Worried about the serious psychological and ideological challenges faced by the Chinese People’s Liberation Army (PLA), China has been using many approaches, including both the “hardware” and “software” aspects, to try to improve morale.
The first challenge is that China’s anti-corruption campaign has shaken the PLA at all levels. The prolonged struggle between military factions loyal to Xi and former Chinese president Jiang Zemin (江澤民) has seriously damaged the PLA’s image. The ousters for corruption of two vice chairmen of the Chinese Central Military Commission — Xu Caihou (徐才厚) and Guo Boxiong (郭伯雄) — were seen as a sign that Xi, as chairman of the commission, had completely succeeded in purging the military, but the toxic legacy of these cases remains.
The second problem is that the PLA is neither a people’s army nor a national one, but the army of a political party — the Chinese Communist Party (CCP). Xi wants to reform and modernize the PLA to put it in line with international standards, but this goal is stymied by a system of party committees and groups within the PLA.
Being under the command of the CCP, rather than the government, the PLA is unrestrained by China’s constitution.
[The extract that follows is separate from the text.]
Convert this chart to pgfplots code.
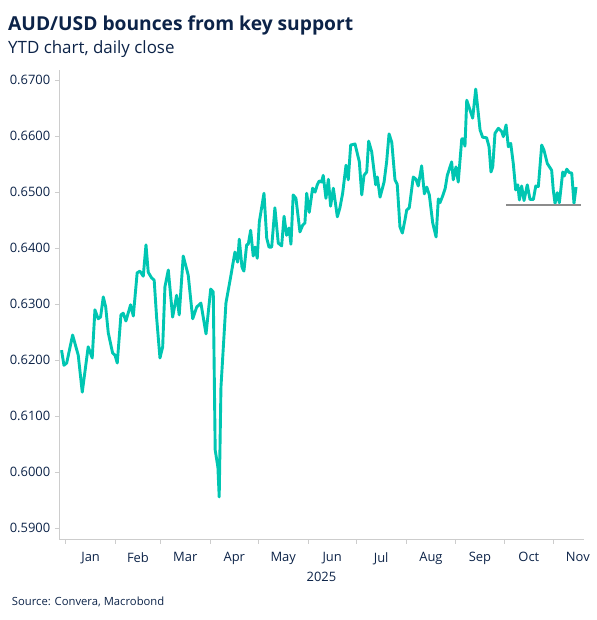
\documentclass[border=0pt]{standalone}
\usepackage{pgfplots}
\pgfplotsset{compat=1.18}
\usepackage{fontspec}
\setmainfont{Open Sans}
\definecolor{navy}{RGB}{12,35,72}
\definecolor{teal}{RGB}{0,198,178}
\definecolor{axgray}{RGB}{205,205,205}
\definecolor{supgray}{RGB}{140,140,140}
\begin{document}
\begin{tikzpicture}
\begin{axis}[
  scale only axis, width=524.3bp, height=469bp,
  xmin=-4, xmax=322.6, ymin=0.5881, ymax=0.6718,
  axis x line*=bottom, axis y line*=left,
  axis line style={draw=axgray, line width=0.9bp},
  tick align=outside, major tick length=4.5bp,
  tick style={draw=axgray, line width=0.9bp},
  ytick={0.59,0.60,0.61,0.62,0.63,0.64,0.65,0.66,0.67},
  yticklabel style={/pgf/number format/fixed, /pgf/number format/fixed zerofill, /pgf/number format/precision=4, /pgf/number format/assume math mode=true},
  yticklabel style={font=\fontsize{13}{15}\selectfont, text=navy, xshift=-1bp},
  xtick={0,31,59,90,120,151,181,212,243,273,304},
  xticklabels={},
  extra x ticks={15.5,45,74.5,105,135.5,166,196.5,227.5,258,288.5,319},
  extra x tick labels={Jan,Feb,Mar,Apr,May,Jun,Jul,Aug,Sep,Oct,Nov},
  extra x tick style={major tick length=0pt, tick style={draw=none}},
  xticklabel style={font=\fontsize{13}{15}\selectfont, text=navy, yshift=-10bp},
  xlabel={2025}, xlabel style={font=\fontsize{13}{15}\selectfont, text=navy, yshift=4bp},
  clip=false,
]
\addplot[teal, line width=2.9bp, line join=round] table {
x y
-2.6 0.6218
-1.1 0.6191
0.6 0.6195
4.3 0.6245
7.8 0.6209
10.3 0.6143
14.0 0.6224
16.5 0.6204
18.2 0.6290
20.2 0.6274
21.7 0.6277
23.4 0.6313
24.9 0.6295
26.5 0.6249
29.2 0.6213
30.7 0.6209
32.1 0.6195
34.4 0.6281
35.8 0.6284
37.5 0.6270
40.4 0.6299
42.1 0.6279
44.5 0.6356
46.2 0.6359
48.3 0.6350
50.0 0.6406
51.4 0.6357
53.5 0.6347
55.1 0.6343
56.6 0.6277
58.7 0.6204
60.4 0.6224
61.8 0.6331
63.9 0.6361
66.6 0.6277
69.1 0.6316
70.7 0.6281
73.2 0.6386
76.3 0.6352
79.1 0.6274
81.6 0.6295
84.2 0.6302
87.4 0.6247
90.3 0.6327
91.9 0.6322
93.1 0.6040
94.8 0.6009
95.6 0.5956
96.7 0.6152
99.8 0.6302
102.7 0.6348
105.4 0.6393
107.1 0.6375
108.1 0.6416
109.8 0.6366
111.0 0.6359
112.7 0.6406
113.7 0.6407
115.2 0.6432
116.8 0.6386
117.9 0.6402
119.3 0.6382
120.6 0.6447
123.5 0.6498
125.2 0.6418
126.6 0.6402
128.3 0.6402
130.3 0.6472
132.4 0.6409
134.5 0.6404
136.0 0.6457
137.6 0.6423
139.1 0.6436
140.3 0.6407
141.7 0.6495
143.4 0.6489
145.9 0.6429
147.6 0.6441
149.0 0.6445
150.1 0.6498
151.7 0.6464
153.8 0.6507
155.3 0.6500
156.7 0.6513
157.9 0.6520
159.4 0.6518
160.4 0.6530
162.1 0.6489
163.6 0.6523
165.0 0.6475
166.7 0.6507
169.2 0.6456
170.8 0.6472
172.5 0.6498
174.6 0.6548
176.0 0.6522
177.5 0.6584
180.2 0.6586
182.9 0.6554
184.4 0.6495
185.8 0.6530
187.5 0.6536
188.7 0.6591
190.6 0.6572
193.1 0.6513
194.1 0.6527
195.8 0.6491
198.3 0.6518
199.9 0.6554
201.4 0.6604
203.1 0.6589
205.1 0.6522
206.5 0.6514
208.2 0.6438
209.7 0.6427
211.3 0.6450
212.4 0.6468
214.0 0.6472
216.5 0.6527
218.2 0.6523
219.6 0.6511
221.7 0.6547
223.4 0.6497
224.9 0.6509
226.5 0.6495
228.6 0.6445
230.7 0.6420
232.1 0.6488
233.1 0.6481
234.8 0.6493
236.4 0.6507
237.7 0.6530
240.4 0.6554
241.4 0.6522
243.1 0.6545
244.5 0.6518
246.7 0.6595
247.7 0.6595
248.7 0.6582
249.8 0.6664
253.5 0.6632
255.4 0.6684
258.1 0.6611
259.7 0.6598
262.2 0.6597
263.7 0.6581
264.9 0.6536
266.0 0.6545
267.4 0.6605
269.5 0.6614
271.6 0.6608
272.6 0.6599
274.3 0.6620
275.7 0.6581
277.2 0.6587
278.8 0.6551
280.3 0.6504
281.6 0.6513
282.6 0.6486
284.0 0.6511
285.5 0.6485
287.5 0.6513
289.2 0.6487
291.3 0.6487
292.8 0.6511
294.4 0.6510
296.5 0.6584
297.9 0.6575
300.0 0.6551
302.7 0.6539
303.7 0.6504
304.8 0.6480
306.2 0.6499
307.5 0.6481
309.6 0.6536
310.6 0.6529
312.1 0.6541
313.7 0.6535
315.2 0.6534
316.6 0.6480
317.9 0.6509
};
\addplot[supgray, line width=1.8bp] coordinates {(274.3,0.6477) (321.0,0.6477)};
\coordinate (A) at (rel axis cs:0,0);
\end{axis}
\pgfresetboundingbox
\begin{scope}[shift={(A)}, x=1bp, y=1bp]
\useasboundingbox (-59.3,-81) rectangle (537.7,539);
\node[anchor=base west, inner sep=0, text=navy, font=\fontsize{19.3}{23}\selectfont\bfseries] at (-51.3,508.3) {AUD/USD bounces from key support};
\node[anchor=base west, inner sep=0, text=navy, font=\fontsize{17}{20}\selectfont] at (-51.3,485) {YTD chart, daily close};
\node[anchor=base west, inner sep=0, text=navy, font=\fontsize{11.3}{13}\selectfont] at (-47.6,-66.7) {Source: Convera, Macrobond};
\end{scope}
\end{tikzpicture}
\end{document}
To maintain its authoritarian rule, the CCP needs the army to help suppress counter-revolutionaries and eliminate dissidents.
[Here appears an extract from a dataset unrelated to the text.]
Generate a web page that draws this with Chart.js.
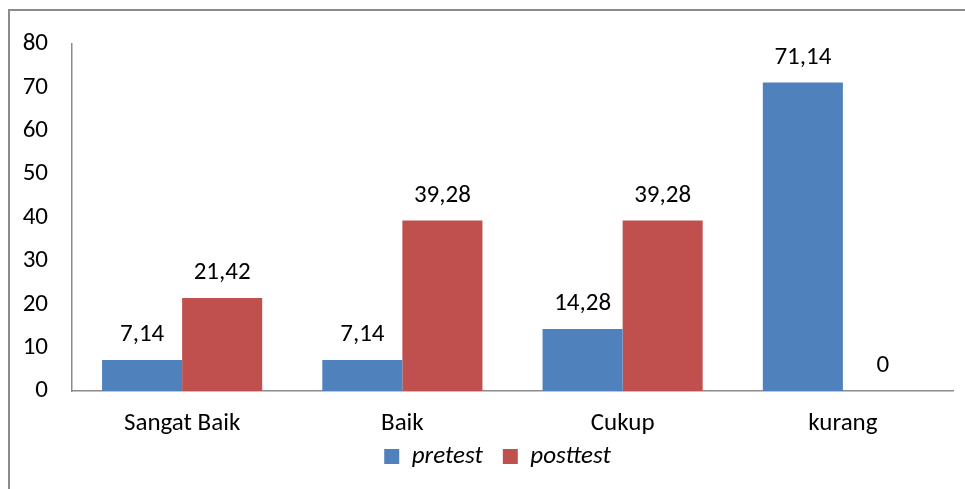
<!DOCTYPE html>
<html>
<head>
<meta charset="utf-8">
<script src="https://cdn.jsdelivr.net/npm/chart.js@4/dist/chart.umd.min.js"></script>
<style>
  html, body { margin: 0; padding: 0; background: #fff; }
  #wrap { width: 965px; height: 489px; position: relative; }
</style>
</head>
<body>
<div id="wrap"><canvas id="c"></canvas></div>
<script>
const categories = ['Sangat Baik', 'Baik', 'Cukup', 'kurang'];
const pretest = [7.14, 7.14, 14.28, 71.14];
const posttest = [21.42, 39.28, 39.28, 0];
const seriesNames = ['pretest', 'posttest'];

const FONT = 'Carlito, Lato, "Open Sans", sans-serif';
const FS = 25;
const AXIS = '#8c8c8c';

// Outer frame around the chart
const framePlugin = {
  id: 'frame',
  beforeDraw(chart) {
    const ctx = chart.ctx;
    ctx.save();
    ctx.fillStyle = '#fff';
    ctx.fillRect(0, 0, chart.width, chart.height);
    ctx.strokeStyle = '#8c8c8c';
    ctx.lineWidth = 2;
    ctx.strokeRect(9, 10, chart.width + 20, chart.height + 20);
    ctx.restore();
  }
};

// Nudge the legend so it sits just under the category labels, below the plot area
const legendShift = {
  id: 'legendShift',
  afterLayout(chart) {
    const lg = chart.legend;
    if (lg) {
      lg.left += 21;
      lg.right += 21;
      lg.top -= 10;
      lg.bottom -= 10;
    }
  }
};

// Value labels above each bar, decimal comma
const valueLabels = {
  id: 'valueLabels',
  afterDatasetsDraw(chart) {
    const ctx = chart.ctx;
    ctx.save();
    ctx.font = FS + 'px ' + FONT;
    ctx.fillStyle = '#000';
    ctx.textAlign = 'center';
    ctx.textBaseline = 'middle';
    chart.data.datasets.forEach((ds, i) => {
      chart.getDatasetMeta(i).data.forEach((el, j) => {
        const txt = String(ds.data[j]).replace('.', ',');
        ctx.fillText(txt, el.x, el.y - 25);
      });
    });
    ctx.restore();
  }
};

new Chart(document.getElementById('c'), {
  type: 'bar',
  data: {
    labels: categories,
    datasets: [
      { label: seriesNames[0], data: pretest, backgroundColor: '#4F81BD' },
      { label: seriesNames[1], data: posttest, backgroundColor: '#C0504D' }
    ]
  },
  options: {
    responsive: true,
    maintainAspectRatio: false,
    animation: false,
    layout: { padding: { top: 44, right: 12, left: 0, bottom: 0 } },
    datasets: { bar: { categoryPercentage: 0.727, barPercentage: 1.0 } },
    plugins: {
      legend: {
        position: 'bottom',
        labels: {
          color: '#000',
          font: { family: FONT, size: FS, style: 'italic' },
          boxWidth: 15,
          boxHeight: 15,
          padding: 20
        }
      },
      tooltip: { enabled: false }
    },
    scales: {
      x: {
        grid: { display: false, drawTicks: false },
        border: { color: AXIS, width: 1.5 },
        ticks: { color: '#000', font: { family: FONT, size: FS }, padding: 18 },
        afterFit(s) { s.height = 43; }
      },
      y: {
        min: 0, max: 80,
        grid: { display: false, drawTicks: false },
        border: { color: AXIS, width: 1.5 },
        ticks: { stepSize: 10, color: '#000', font: { family: FONT, size: FS }, padding: 24 },
        afterFit(s) { s.width = 72; }
      }
    }
  },
  plugins: [framePlugin, legendShift, valueLabels]
});
</script>
</body>
</html>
The PLA can at any time become an instrument of repression by one party faction against another, as it did in the suppression of the 1989 Tiananmen Square democracy movement.
Third, Xi’s policy of cutting troop numbers by 300,000, which he announced in September 2015 at the commemoration of 70th anniversary of China’s victory against Japanese aggression, has greatly undermined military morale. There have been numerous protests and petitions by military veterans.
Last year, the Chinese Ministry of Veterans Affairs was established to resolve the issues behind these protests, but it has not been very effective. Some veterans who harbor grievances against the armed forces and society at large have even become involved in criminal activities, including some major criminal cases, and this in turn has caused public resentment against the PLA.
Meanwhile, some active-duty soldiers’ morale has suffered because they worry that they, too, will be discharged.
Fourth, the influence of democratic ideology has weakened the PLA’s core value of “obeying the party’s commands.”
China’s weakness lies in its failure to take heed of public opinion and issues of human rights.
Notably, the “709 crackdown,” which started on July 9, 2015, involved the arrests of countless human rights defenders. Nobel Peace Prize winner Liu Xiaobo (劉曉波), who was out of prison, but still under guard when he died of cancer in July 2017.
More recently, Uighurs in Xinjiang have been locked up in camps for ideological reform. Incidents such as these have been condemned by the international community.
Democracy in China is still in its infancy, but in the past few years the PLA has been influenced by Western democratic thought, including the 1989 democracy movement. A few senior officers have even spoken out in favor of a democratic system, saying that the CCP will perish if it cannot reform.
These emerging challenges are only the start of a long road to reform for Xi and the PLA.
Chang Ling-ling is a political instructor at National Defense University.